Pendant le "Printemps de Pékin", Wu'er Kaixi s'était rendu célèbre par une grève de la faim, puis pour avoir interpellé, vêtu d'un pyjama d'hôpital, le Premier ministre de l'époque, Li Peng, lors d'une rencontre télévisée.
Après la répression, recherché par les autorités, il s'était enfui à Hong Kong (alors colonie britannique) puis aux Etats-Unis via la France. Avant d'épouser une Taïwanaise et de s'installer dans l'île -- dirigée depuis 1949 par un régime autonome rival de Pékin.
Désireux de retourner en Chine continentale, il a tenté à plusieurs reprises de "se livrer" aux autorités chinoises au Japon, aux Etats-Unis et à Hong Kong. Mais sans succès.
Contraint de rester à Taïwan, il a tenté deux fois d'être élu au Parlement local.

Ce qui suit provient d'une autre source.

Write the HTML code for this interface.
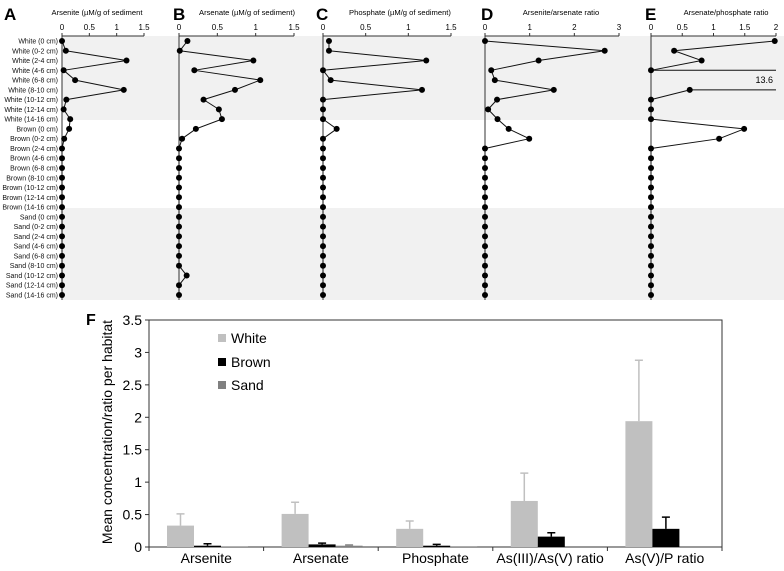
<!DOCTYPE html>
<html><head><meta charset="utf-8"><style>
html,body{margin:0;padding:0;background:#fff}
svg{display:block;font-family:"Liberation Sans",Arial,sans-serif}
</style></head><body>
<svg id="fig" width="784" height="571" viewBox="0 0 784 571" xmlns="http://www.w3.org/2000/svg">
<rect x="62" y="36" width="722" height="84" fill="#f1f1f1"/>
<rect x="62" y="208" width="722" height="92" fill="#f1f1f1"/>
<g id="profiles"></g>
<g id="bars"></g>
</svg>
<script>
const depthLabels = ["White (0 cm)","White (0-2 cm)","White (2-4 cm)","White (4-6 cm)","White (6-8 cm)","White (8-10 cm)","White (10-12 cm)","White (12-14 cm)","White (14-16 cm)","Brown (0 cm)","Brown (0-2 cm)","Brown (2-4 cm)","Brown (4-6 cm)","Brown (6-8 cm)","Brown (8-10 cm)","Brown (10-12 cm)","Brown (12-14 cm)","Brown (14-16 cm)","Sand (0 cm)","Sand (0-2 cm)","Sand (2-4 cm)","Sand (4-6 cm)","Sand (6-8 cm)","Sand (8-10 cm)","Sand (10-12 cm)","Sand (12-14 cm)","Sand (14-16 cm)"];
const arseniteVals = [0,0.07,1.18,0.03,0.24,1.13,0.08,0.03,0.15,0.13,0.04,0,0,0,0,0,0,0,0,0,0,0,0,0,0,0,0];
const arsenateVals = [0.11,0.01,0.97,0.2,1.06,0.73,0.32,0.52,0.56,0.22,0.04,0,0,0,0,0,0,0,0,0,0,0,0,0,0.1,0,0];
const phosphateVals = [0.07,0.07,1.21,0,0.09,1.16,0,0,0,0.16,0,0,0,0,0,0,0,0,0,0,0,0,0,0,0,0,0];
const ratioIIIVVals = [0,2.68,1.2,0.14,0.22,1.54,0.27,0.07,0.28,0.53,0.99,0,0,0,0,0,0,0,0,0,0,0,0,0,0,0,0];
const ratioVPVals = [1.98,0.37,0.81,0,13.6,0.62,0,0,0,1.49,1.09,0,0,0,0,0,0,0,0,0,0,0,0,0,0,0,0];
const ticksA = ["0","0.5","1","1.5"], ticksD = ["0","1","2","3"], ticksE = ["0","0.5","1","1.5","2"];

const barCategories = ["Arsenite","Arsenate","Phosphate","As(III)/As(V) ratio","As(V)/P ratio"];
const whiteMeans = [0.33,0.51,0.28,0.71,1.94];
const whiteErr = [0.18,0.18,0.12,0.43,0.94];
const brownMeans = [0.02,0.04,0.02,0.16,0.28];
const brownErr = [0.03,0.02,0.02,0.06,0.18];
const sandMeans = [0.005,0.02,0.01,0,0];
const sandErr = [0,0.01,0,0,0];
const barYTicks = ["0","0.5","1","1.5","2","2.5","3","3.5"];

const NS="http://www.w3.org/2000/svg";
function mk(parent,tag,attrs,text){const e=document.createElementNS(NS,tag);for(const k in attrs)e.setAttribute(k,attrs[k]);if(text!==undefined)e.textContent=text;parent.appendChild(e);return e;}
const P=document.getElementById('profiles');
const rowY=i=>41+i*(254/26);

depthLabels.forEach((l,i)=>{
  const t=mk(P,'text',{x:58,y:rowY(i)+2.5,'font-size':'7','text-anchor':'end',fill:'#111'},l);
  
  
});

const panels=[
 {letter:"A",title:"Arsenite  (µM/g of sediment",x0:62,x1:144,max:1.5,ticks:ticksA,vals:arseniteVals,lx:4,tx:97},
 {letter:"B",title:"Arsenate (µM/g of sediment)",x0:179,x1:294,max:1.5,ticks:ticksA,vals:arsenateVals,lx:173,tx:247},
 {letter:"C",title:"Phosphate (µM/g of sediment)",x0:323,x1:451,max:1.5,ticks:ticksA,vals:phosphateVals,lx:316,tx:400},
 {letter:"D",title:"Arsenite/arsenate ratio",x0:485,x1:619,max:3,ticks:ticksD,vals:ratioIIIVVals,lx:481,tx:561},
 {letter:"E",title:"Arsenate/phosphate ratio",x0:651,x1:776,max:2,ticks:ticksE,vals:ratioVPVals,lx:645,tx:726}
];
panels.forEach(p=>{
  const g=mk(P,'g',{});
  
  
  const L=mk(g,'text',{x:p.lx,y:20,'font-size':'17','font-weight':'bold'},p.letter);
  
  
  const T=mk(g,'text',{x:p.tx,y:15,'font-size':'7.6','text-anchor':'middle'},p.title);
  
  
  const sx=v=>p.x0+(v/p.max)*(p.x1-p.x0);
  const ax=mk(g,'line',{x1:p.x0,y1:36,x2:p.x1,y2:36,stroke:'#333','stroke-width':1});
  
  
  const ay=mk(g,'line',{x1:p.x0,y1:36,x2:p.x0,y2:300,stroke:'#333','stroke-width':1});
  
  
  p.ticks.forEach(t=>{
    const v=parseFloat(t), x=sx(v);
    mk(g,'line',{x1:x,y1:33,x2:x,y2:36,stroke:'#333'});
    const tl=mk(g,'text',{x:x,y:30,'font-size':'8','text-anchor':'middle'},t);
    
    
  });
  const pts=p.vals.map((v,i)=>({v,x:sx(Math.min(v,p.max)),y:rowY(i),over:v>p.max}));
  for(let i=0;i<pts.length-1;i++){
    const a=pts[i],b=pts[i+1];
    let seg;
    if(a.over||b.over){
      const n=a.over?b:a;
      seg=mk(g,'line',{x1:n.x,y1:n.y,x2:sx(p.max),y2:n.y,stroke:'#111','stroke-width':1});
    } else {
      seg=mk(g,'line',{x1:a.x,y1:a.y,x2:b.x,y2:b.y,stroke:'#111','stroke-width':1});
    }
    
    
  }
  pts.forEach(pt=>{
    if(pt.over){
      const t=mk(g,'text',{x:sx(p.max)-3,y:pt.y+3,'font-size':'9','text-anchor':'end'},String(pt.v));
      
      
      return;
    }
    const c=mk(g,'circle',{cx:pt.x,cy:pt.y,r:3,fill:'#000'});
    
    
  });
});

const B=document.getElementById('bars');
const bx0=149,bx1=722,by0=547,byTop=320,bmax=3.5;
const by=v=>by0-(v/bmax)*(by0-byTop);
const gw=(bx1-bx0)/barCategories.length;
const fl=mk(B,'text',{x:86,y:325,'font-size':'16','font-weight':'bold'},'F');


const frame=mk(B,'rect',{x:bx0,y:byTop,width:bx1-bx0,height:by0-byTop,fill:'none',stroke:'#333','stroke-width':1});


barYTicks.forEach(t=>{
  const y=by(parseFloat(t));
  mk(B,'line',{x1:bx0-4,y1:y,x2:bx0,y2:y,stroke:'#333'});
  const tl=mk(B,'text',{x:bx0-7,y:y+5,'font-size':'14','text-anchor':'end'},t);
  
  
});
const yt=mk(B,'text',{x:0,y:0,'font-size':'14','text-anchor':'middle',transform:'translate(112,432) rotate(-90)'},'Mean concentration/ratio per habitat');


const series=[{m:whiteMeans,e:whiteErr,c:'#c0c0c0',ec:'#c0c0c0',n:'white'},{m:brownMeans,e:brownErr,c:'#000',ec:'#000',n:'brown'},{m:sandMeans,e:sandErr,c:'#808080',ec:'#808080',n:'sand'}];
barCategories.forEach((cat,ci)=>{
  const gx=bx0+ci*gw;
  if(ci>0) mk(B,'line',{x1:gx,y1:by0,x2:gx,y2:by0+4,stroke:'#333'});
  series.forEach((s,si)=>{
    const x=gx+18+si*27, v=s.m[ci], e=s.e[ci];
    if(e>0){
      const cx=x+13.5;
      const el=mk(B,'path',{d:`M${cx},${by(v)} V${by(v+e)} M${cx-4},${by(v+e)} H${cx+4}`,stroke:s.ec,'stroke-width':1.5,fill:'none'});
      
      
    }
    const r=mk(B,'rect',{x:x,y:by(v),width:27,height:Math.max(0,by0-by(v)),fill:s.c});
    
    
  });
  const cl=mk(B,'text',{x:gx+gw/2,y:563,'font-size':'14','text-anchor':'middle'},cat);
  
  
});
mk(B,'line',{x1:bx0,y1:by0,x2:bx0,y2:by0+4,stroke:'#333'});
mk(B,'line',{x1:bx1,y1:by0,x2:bx1,y2:by0+4,stroke:'#333'});
[['White','#c0c0c0',338],['Brown','#000',362],['Sand','#808080',385]].forEach(l=>{
  const g=mk(B,'g',{});
  
  
  mk(g,'rect',{x:218,y:l[2]-4,width:8,height:8,fill:l[1]});
  mk(g,'text',{x:231,y:l[2]+5,'font-size':'14'},l[0]);
});
</script>
</body></html>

Là encore en vain.
Aujourd'hui, il raille la "naïveté" de l'Occident.
"La réforme politique est quelque chose qui vient de la base de la société, en coopération avec les gens qui sont au pouvoir", explique-t-il. "Le monde occidental doit apprendre que les réformes économiques ne garantissent jamais des réformes politiques".